--- Begin Data block ---

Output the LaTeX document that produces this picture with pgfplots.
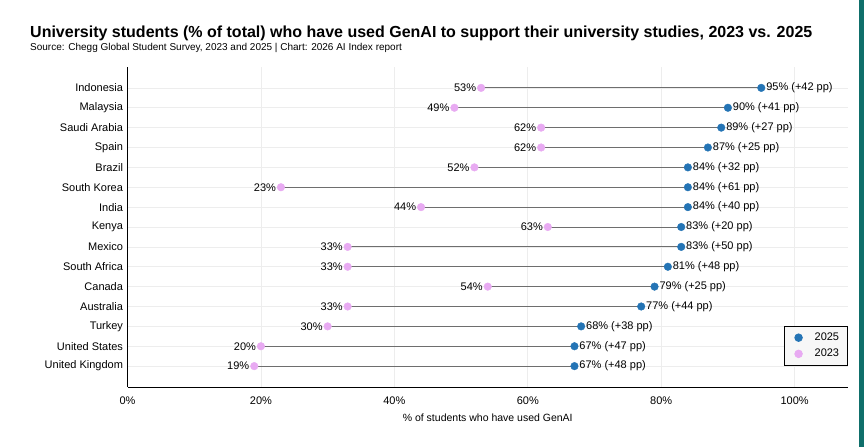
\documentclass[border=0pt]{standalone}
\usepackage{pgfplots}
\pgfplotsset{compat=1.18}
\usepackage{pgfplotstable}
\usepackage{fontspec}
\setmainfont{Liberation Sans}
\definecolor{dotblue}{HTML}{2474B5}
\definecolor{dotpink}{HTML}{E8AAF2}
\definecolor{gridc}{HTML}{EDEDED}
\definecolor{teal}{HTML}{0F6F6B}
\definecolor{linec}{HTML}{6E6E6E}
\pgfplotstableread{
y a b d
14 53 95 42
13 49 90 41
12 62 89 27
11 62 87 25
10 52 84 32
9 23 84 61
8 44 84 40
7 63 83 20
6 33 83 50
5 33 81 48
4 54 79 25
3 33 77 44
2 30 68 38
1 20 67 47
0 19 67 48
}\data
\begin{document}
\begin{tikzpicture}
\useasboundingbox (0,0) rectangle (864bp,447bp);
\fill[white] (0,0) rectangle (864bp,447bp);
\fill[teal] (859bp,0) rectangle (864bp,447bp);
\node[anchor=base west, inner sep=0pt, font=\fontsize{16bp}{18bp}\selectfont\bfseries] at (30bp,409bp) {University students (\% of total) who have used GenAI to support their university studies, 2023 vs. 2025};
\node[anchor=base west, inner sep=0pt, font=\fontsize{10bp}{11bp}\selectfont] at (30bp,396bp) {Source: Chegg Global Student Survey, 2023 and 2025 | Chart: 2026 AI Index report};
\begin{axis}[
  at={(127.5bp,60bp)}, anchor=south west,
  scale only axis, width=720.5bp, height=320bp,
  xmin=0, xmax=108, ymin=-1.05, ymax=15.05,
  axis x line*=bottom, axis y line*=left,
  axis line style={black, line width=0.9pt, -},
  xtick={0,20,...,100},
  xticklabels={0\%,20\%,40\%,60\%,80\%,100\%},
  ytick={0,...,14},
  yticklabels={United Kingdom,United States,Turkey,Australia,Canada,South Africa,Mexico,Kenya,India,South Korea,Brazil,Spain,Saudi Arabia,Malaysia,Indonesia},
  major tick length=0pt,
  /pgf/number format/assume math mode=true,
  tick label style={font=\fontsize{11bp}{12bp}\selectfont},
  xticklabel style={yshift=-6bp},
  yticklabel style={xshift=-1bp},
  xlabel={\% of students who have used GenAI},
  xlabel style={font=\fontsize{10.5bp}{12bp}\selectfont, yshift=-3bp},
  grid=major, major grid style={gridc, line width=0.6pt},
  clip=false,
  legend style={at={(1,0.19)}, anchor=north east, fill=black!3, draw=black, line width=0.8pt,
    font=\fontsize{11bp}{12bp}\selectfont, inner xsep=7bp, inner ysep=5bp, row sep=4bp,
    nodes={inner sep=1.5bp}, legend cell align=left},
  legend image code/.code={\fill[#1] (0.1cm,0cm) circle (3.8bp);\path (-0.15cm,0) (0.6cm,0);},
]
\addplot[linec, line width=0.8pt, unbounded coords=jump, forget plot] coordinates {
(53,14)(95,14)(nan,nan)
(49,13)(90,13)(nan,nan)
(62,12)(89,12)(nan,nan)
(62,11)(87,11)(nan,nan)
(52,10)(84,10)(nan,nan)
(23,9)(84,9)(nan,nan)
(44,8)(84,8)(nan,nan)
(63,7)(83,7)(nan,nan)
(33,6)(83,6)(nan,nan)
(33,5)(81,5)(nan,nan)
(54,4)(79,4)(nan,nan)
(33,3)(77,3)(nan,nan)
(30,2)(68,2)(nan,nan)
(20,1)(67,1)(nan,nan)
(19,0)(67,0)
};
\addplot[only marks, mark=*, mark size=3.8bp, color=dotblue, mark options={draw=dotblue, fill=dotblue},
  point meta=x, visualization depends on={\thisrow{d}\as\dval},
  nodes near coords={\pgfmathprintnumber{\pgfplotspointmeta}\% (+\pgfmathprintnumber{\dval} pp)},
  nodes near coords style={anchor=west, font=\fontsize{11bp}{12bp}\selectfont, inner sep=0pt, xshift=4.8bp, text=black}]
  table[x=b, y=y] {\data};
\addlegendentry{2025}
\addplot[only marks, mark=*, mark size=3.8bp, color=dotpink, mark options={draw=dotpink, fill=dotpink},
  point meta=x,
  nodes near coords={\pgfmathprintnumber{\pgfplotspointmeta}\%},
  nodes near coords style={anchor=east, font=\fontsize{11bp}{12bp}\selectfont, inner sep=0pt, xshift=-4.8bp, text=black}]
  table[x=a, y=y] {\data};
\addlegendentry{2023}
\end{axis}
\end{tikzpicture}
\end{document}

--- End Data block ---

Task directions »
Print the complete listing exactly, apart from any pictures.

In response »
Output the LaTeX document that produces this picture with pgfplots.
\documentclass[border=0pt]{standalone}
\usepackage{pgfplots}
\pgfplotsset{compat=1.18}
\usepackage{pgfplotstable}
\usepackage{fontspec}
\setmainfont{Liberation Sans}
\definecolor{dotblue}{HTML}{2474B5}
\definecolor{dotpink}{HTML}{E8AAF2}
\definecolor{gridc}{HTML}{EDEDED}
\definecolor{teal}{HTML}{0F6F6B}
\definecolor{linec}{HTML}{6E6E6E}
\pgfplotstableread{
y a b d
14 53 95 42
13 49 90 41
12 62 89 27
11 62 87 25
10 52 84 32
9 23 84 61
8 44 84 40
7 63 83 20
6 33 83 50
5 33 81 48
4 54 79 25
3 33 77 44
2 30 68 38
1 20 67 47
0 19 67 48
}\data
\begin{document}
\begin{tikzpicture}
\useasboundingbox (0,0) rectangle (864bp,447bp);
\fill[white] (0,0) rectangle (864bp,447bp);
\fill[teal] (859bp,0) rectangle (864bp,447bp);
\node[anchor=base west, inner sep=0pt, font=\fontsize{16bp}{18bp}\selectfont\bfseries] at (30bp,409bp) {University students (\% of total) who have used GenAI to support their university studies, 2023 vs. 2025};
\node[anchor=base west, inner sep=0pt, font=\fontsize{10bp}{11bp}\selectfont] at (30bp,396bp) {Source: Chegg Global Student Survey, 2023 and 2025 | Chart: 2026 AI Index report};
\begin{axis}[
  at={(127.5bp,60bp)}, anchor=south west,
  scale only axis, width=720.5bp, height=320bp,
  xmin=0, xmax=108, ymin=-1.05, ymax=15.05,
  axis x line*=bottom, axis y line*=left,
  axis line style={black, line width=0.9pt, -},
  xtick={0,20,...,100},
  xticklabels={0\%,20\%,40\%,60\%,80\%,100\%},
  ytick={0,...,14},
  yticklabels={United Kingdom,United States,Turkey,Australia,Canada,South Africa,Mexico,Kenya,India,South Korea,Brazil,Spain,Saudi Arabia,Malaysia,Indonesia},
  major tick length=0pt,
  /pgf/number format/assume math mode=true,
  tick label style={font=\fontsize{11bp}{12bp}\selectfont},
  xticklabel style={yshift=-6bp},
  yticklabel style={xshift=-1bp},
  xlabel={\% of students who have used GenAI},
  xlabel style={font=\fontsize{10.5bp}{12bp}\selectfont, yshift=-3bp},
  grid=major, major grid style={gridc, line width=0.6pt},
  clip=false,
  legend style={at={(1,0.19)}, anchor=north east, fill=black!3, draw=black, line width=0.8pt,
    font=\fontsize{11bp}{12bp}\selectfont, inner xsep=7bp, inner ysep=5bp, row sep=4bp,
    nodes={inner sep=1.5bp}, legend cell align=left},
  legend image code/.code={\fill[#1] (0.1cm,0cm) circle (3.8bp);\path (-0.15cm,0) (0.6cm,0);},
]
\addplot[linec, line width=0.8pt, unbounded coords=jump, forget plot] coordinates {
(53,14)(95,14)(nan,nan)
(49,13)(90,13)(nan,nan)
(62,12)(89,12)(nan,nan)
(62,11)(87,11)(nan,nan)
(52,10)(84,10)(nan,nan)
(23,9)(84,9)(nan,nan)
(44,8)(84,8)(nan,nan)
(63,7)(83,7)(nan,nan)
(33,6)(83,6)(nan,nan)
(33,5)(81,5)(nan,nan)
(54,4)(79,4)(nan,nan)
(33,3)(77,3)(nan,nan)
(30,2)(68,2)(nan,nan)
(20,1)(67,1)(nan,nan)
(19,0)(67,0)
};
\addplot[only marks, mark=*, mark size=3.8bp, color=dotblue, mark options={draw=dotblue, fill=dotblue},
  point meta=x, visualization depends on={\thisrow{d}\as\dval},
  nodes near coords={\pgfmathprintnumber{\pgfplotspointmeta}\% (+\pgfmathprintnumber{\dval} pp)},
  nodes near coords style={anchor=west, font=\fontsize{11bp}{12bp}\selectfont, inner sep=0pt, xshift=4.8bp, text=black}]
  table[x=b, y=y] {\data};
\addlegendentry{2025}
\addplot[only marks, mark=*, mark size=3.8bp, color=dotpink, mark options={draw=dotpink, fill=dotpink},
  point meta=x,
  nodes near coords={\pgfmathprintnumber{\pgfplotspointmeta}\%},
  nodes near coords style={anchor=east, font=\fontsize{11bp}{12bp}\selectfont, inner sep=0pt, xshift=-4.8bp, text=black}]
  table[x=a, y=y] {\data};
\addlegendentry{2023}
\end{axis}
\end{tikzpicture}
\end{document}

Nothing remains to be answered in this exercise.